Cooking wine is easy to treat as a harmless kitchen shortcut. It goes into fish, ribs, minced meat, and many braised dishes for aroma and odor control. For children's meals, though, the question is not whether it makes food taste better. The question is whether an alcohol-containing seasoning is necessary at all.
A practical family rule is simple: keep alcohol-containing seasonings out of meals for babies and toddlers, and do not use cooking wine in dishes for children under three.
It is a seasoning, but it is still commonly made from alcohol-containing wine.
Cooking can reduce alcohol, but it cannot promise a zero-alcohol result.
Fresh ingredients, ginger, scallion, mushrooms, citrus, and herbs can do the job.
Why children should avoid alcohol
Alcohol is not a neutral flavoring for young children. Their nervous system, digestion, and metabolism are still developing, which makes a simple no-alcohol cooking rule easier to follow than judging tiny amounts case by case.
When cooking for children, the easiest safe rule is: if alcohol is optional, leave it out.
The possible upside is only aroma. The downside is uncertainty in a food that a child may eat repeatedly. For everyday cooking, that tradeoff is not worth taking.
Cooking longer does not guarantee zero alcohol
Heat does remove part of the alcohol, but home kitchens are not controlled laboratories. The amount left in a dish depends on the volume used, heating time, whether the lid is on, the moisture of the dish, pan shape, and how deeply the seasoning has mixed into the food.
Because those variables are hard to measure at home, “I cooked it for a while” is not a reliable safety standard for children's food.
Other sources to watch
- Cooking wine, yellow rice wine, rice wine, beer, and grape wine used in cooking.
- Fermented sweet rice, alcohol-based marinades, “drunken” dishes, and wine-flavored sauces.
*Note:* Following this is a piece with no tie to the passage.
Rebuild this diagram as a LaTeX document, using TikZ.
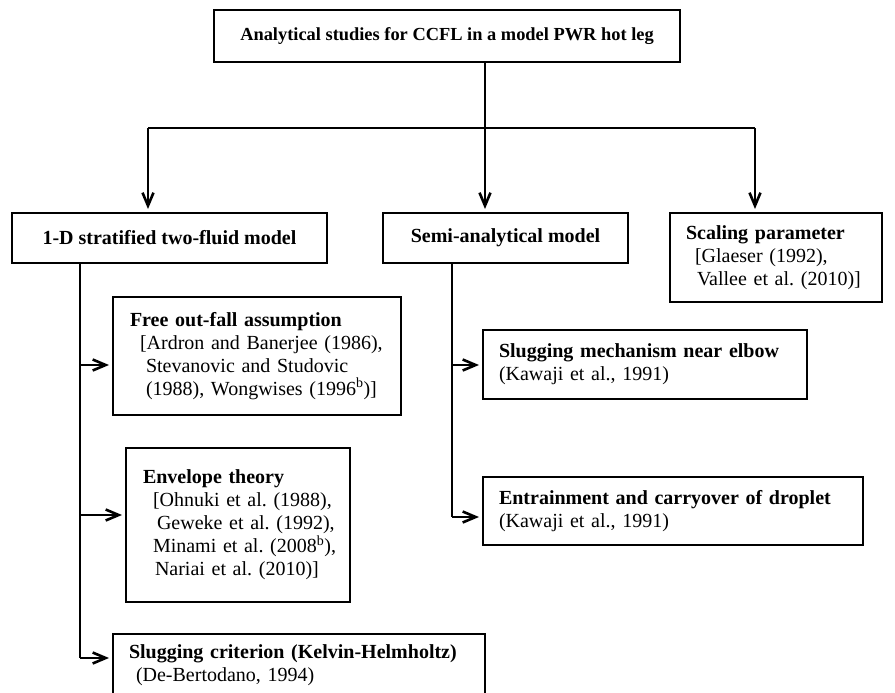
\documentclass[tikz,border=0pt]{standalone}
\usepackage{fontspec}
\setmainfont{Liberation Serif}
\usetikzlibrary{arrows.meta}
\begin{document}
\begin{tikzpicture}[x=1pt,y=-1pt,
  box/.style={draw,line width=2.6pt,rectangle,inner xsep=16pt,inner ysep=0pt,outer sep=0pt,anchor=north west,align=left,font=\fontsize{20}{23}\selectfont\frenchspacing},
  cbox/.style={box,align=center,inner xsep=0pt},
  conn/.style={line width=2.6pt},
  arr/.style={conn,-{Straight Barb[length=13pt,width=11pt,line width=2.6pt]},shorten >=4pt},
]
\useasboundingbox (0,0) rectangle (895,693);

\node[cbox,minimum width=466pt,minimum height=52pt,font=\fontsize{18.4}{22}\selectfont] (top) at (214,10) {\textbf{Analytical studies for CCFL in a model PWR hot leg}};

\node[cbox,minimum width=315pt,minimum height=50pt] (oned) at (12,213) {\textbf{1-D stratified two-fluid model}};
\node[cbox,minimum width=245pt,minimum height=50pt] (semi) at (383,213) {\textbf{Semi-analytical model}};
\node[box,text width=180pt,minimum height=89pt] (scal) at (670,213) {\mbox{\textbf{Scaling parameter}}\\\mbox{\hspace*{9pt}[Glaeser (1992),}\\\mbox{\hspace*{11pt}Vallee et al. (2010)]}};

\node[box,inner xsep=17pt,text width=254pt,minimum height=118pt] (fo) at (113,297) {\mbox{\textbf{Free out-fall assumption}}\\\mbox{\hspace*{10pt}[Ardron and Banerjee (1986),}\\\mbox{\hspace*{16pt}Stevanovic and Studovic}\\\mbox{\hspace*{16pt}(1988), Wongwises (1996\textsuperscript{b})]}};

\node[box,inner xsep=17pt,text width=190pt,minimum height=154pt] (env) at (126,448) {\mbox{\textbf{Envelope theory}}\\\mbox{\hspace*{10pt}[Ohnuki et al. (1988),}\\\mbox{\hspace*{14pt}Geweke et al. (1992),}\\\mbox{\hspace*{10pt}Minami et al. (2008\textsuperscript{b}),}\\\mbox{\hspace*{12pt}Nariai et al. (2010)]}};

\node[box,text width=340pt,minimum height=62pt] (slc) at (113,634) {\mbox{\textbf{Slugging criterion (Kelvin-Helmholtz)}}\\\mbox{\hspace*{7pt}(De-Bertodano, 1994)}};

\node[box,text width=292pt,minimum height=69pt] (slm) at (483,330) {\mbox{\textbf{Slugging mechanism near elbow}}\\\mbox{(Kawaji et al., 1991)}};
\node[box,text width=348pt,minimum height=68pt] (ent) at (483,477) {\mbox{\textbf{Entrainment and carryover of droplet}}\\\mbox{(Kawaji et al., 1991)}};

\coordinate (j) at (485,128);
\coordinate (a1) at (148,128);
\coordinate (a3) at (755,128);
\draw[conn] (top.south -| j) -- (j);
\draw[conn] (a1) -- (a3);
\draw[arr] (a1) -- (a1 |- oned.north);
\draw[arr] (j) -- (j |- semi.north);
\draw[arr] (a3) -- (a3 |- scal.north);

\coordinate (L) at (80,658);
\draw[conn] (oned.south -| L) -- (L);
\draw[arr] (80,365) -- (fo.west |- 0,365);
\draw[arr] (80,515) -- (env.west |- 0,515);
\draw[arr] (L) -- (slc.west |- L);

\coordinate (S) at (452,517);
\draw[conn] (semi.south -| S) -- (S);
\draw[arr] (452,365) -- (slm.west |- 0,365);
\draw[arr] (S) -- (ent.west |- S);
\end{tikzpicture}
\end{document}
- Restaurant dishes or prepared meals with vague “secret sauce” or “wine aroma” notes.
When cooking one dish for the whole family, portion out the child's serving first, then season the adult portion separately.
How to build flavor without cooking wine
- Blanch meat, skim foam, or soak briefly to reduce bloodiness and odor.
- Use scallion, ginger, garlic, lemon juice, or a small amount of vinegar.
- Add mild dry spices sparingly in braised dishes.
- Use mushrooms, tomato, onion, and vegetables for natural umami and sweetness.
- Pair meat with pineapple or papaya when a gentle fruity aroma fits the dish.
The point is not to make children's food plain. It is to build flavor from ingredients and techniques that are easier to control and easier to repeat.